Коадъютор Гонди, хотя и исполнял данные королеве обещания, казалось, совершенно удалился от дел. Через несколько дней после акта совершеннолетия король позвал его к себе и вручил публично документ о назначении Гонди кардиналом. Не слишком доверяясь, коадъютор послал нарочного в Рим к аббату Шарье, которому поручил ходатайствовать за себя. Столь желаемое и почти полученное кардинальское звание, а также роман с м-ль де Шеврез переполняли счастьем Гонди, делившегося между политикой и любовью.
Принцесса де Монпансье, на которую никто не обращал внимания по причине немилости королевы, все искала себе жениха, но никак не находила. Сначала она как будто собиралась за принца Уэльского, потом за императора Австрийского, затем за эрцгерцога Леопольда, наконец, пошли разговоры о бракосочетании с Луи XIV. Последнее наиболее льстило честолюбию принцессы, поэтому она принялась подогревать отца и толкать его на бунт — бунт значительный, который бы устрашил короля и двор.
Мы показали читателю действующих лиц, теперь обратимся к событиям.
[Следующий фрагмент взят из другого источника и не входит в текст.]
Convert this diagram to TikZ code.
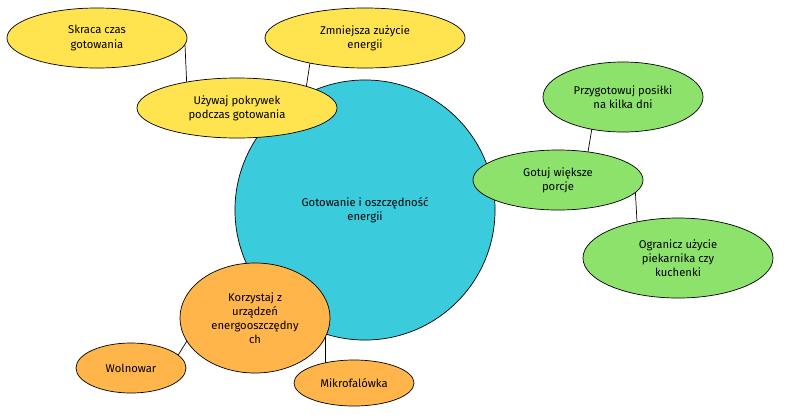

В Париже о прибытии принца Конде в Бордо узнали с такой же радостью, с какой принимали в свое время в парламенте. Двор же решил предпринять против Конде поход, подобный тому, который за несколько месяцев до этого был совершен против его жены. Постановили также двигаться по той же дороге, по какой проехал Конде, чтобы уничтожить то впечатление, которое принц мог после себя оставить. Король объявил поход и 2 октября выехал из Фонтенбло, оставив Париж еще 27 сентября. Первый шаг был удачен — Бурж сдался почти без сопротивления, и принц Конти и герцог Немурский, не смея оставаться в Монтроне, отъехали в Бордо к Конде.